Era la notte tra l’11 giugno e il 12 giugno 1961, quando il Tirolo meridionale fu investito da un’ondata di attacchi a strutture dell’ENEL e a vecchi monumenti inneggianti al fascismo all’italianizzazione di quelle terre. Nel giro di poche ore saltarono per aria 37 tralicci dell’alta tensione, paralizzando l’attività industriale di gran parte dell’Italia settentrionale. Fu solo l’inizio di una lunga serie di azioni che si protrassero per tutto il decennio successivo. Non ci furono vittime, almeno sino a quando il Ministero degli Interni non ordinò una durissima reazione. I “ribelli” tirolesi non volevano che fosse versato del sangue, Roma, invece, sì. C’è un antefatto politico che merita di essere ricordato. Nel luglio del 1959 era divenuto Cancelliere della Repubblica d’Austria Bruno Kreisky, ebreo socialista, ricordato come grande uomo di pace, per le sue mediazioni tra Europa Orientale e Occidentale e tra Palestinesi e Israeliani. Kreisky avviò sin da subito trattative con il Governo italiano, ma, e qui citiamo La Stampa, «presto avrebbe toccato con mano che la diplomazia e la politica italiana non facevano avanzare d’un passo la situazione delle minoranze tedesca e ladina a Bolzano.

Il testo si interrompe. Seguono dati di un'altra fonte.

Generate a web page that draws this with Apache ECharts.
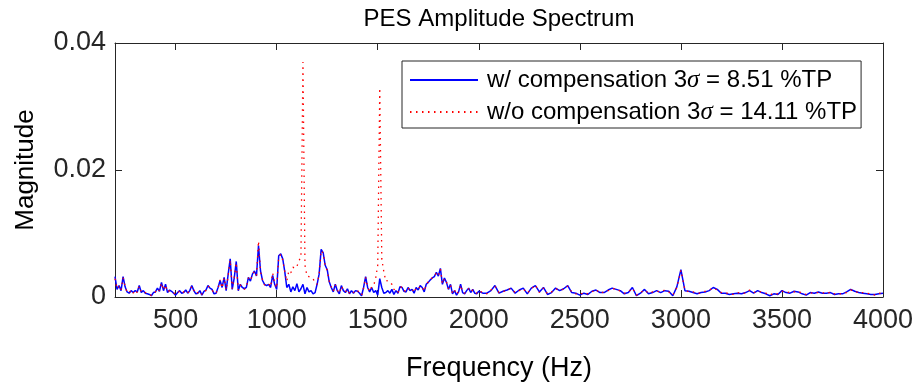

Le rivendicazioni della popolazione di lingua tedesca si scontravano con il muro di gomma di Roma. Le proteste di Vienna venivano respinte come “ingerenze”». Come, del resto, aggiungiamo noi, le proteste di molti altri entro i confini italiani … Roma mostrava di infischiarsene non solo degli Accordi di Parigi del 1946, che tutelavano la “minoranza” tirolese, ma anche della sua stessa Costituzione. Fu in quel contesto che assunse la guida morale del movimento di liberazione sudtirolese il “Befreiungsausschuss Südtirol”, Comitato di Liberazione del Sud Tirolo, nato nel 1956 a opera di Sepp Kerschbaumer, poi “misteriosamente” morto di infarto nel carcere di Verona, e di Georg Klotz. All’inizio del 1961 Joseph Innerhofer, uno dei suoi capi, incontrò Kreisky, che, quando gli fu esposto il progetto di minare i tralicci, non disse né sì, né no.

La resistenza tirolese, fermamente intenzionata a fermarsi all’attacco a cose materiali, intese quell’atteggiamento come un appoggio, non solo morale. Fu l’inizio di un percorso violento, in cui Roma, incattivita, reagì con le incarcerazioni facili, le strane morti di prigionieri cui si negava la qualifica di “politici”, la presenza ossessiva dei servizi segreti e gli attentati sanguinari attribuiti ai Tirolesi, il martirio di un popolo che si dimostrò fiero e compatto. Ma fu anche l’inizio della liberazione del Tirolo Meridionale, perché, senza quella notte, non si sarebbe mai arrivati alla sua autonomia amministrativa e alle leggi che la tutelano.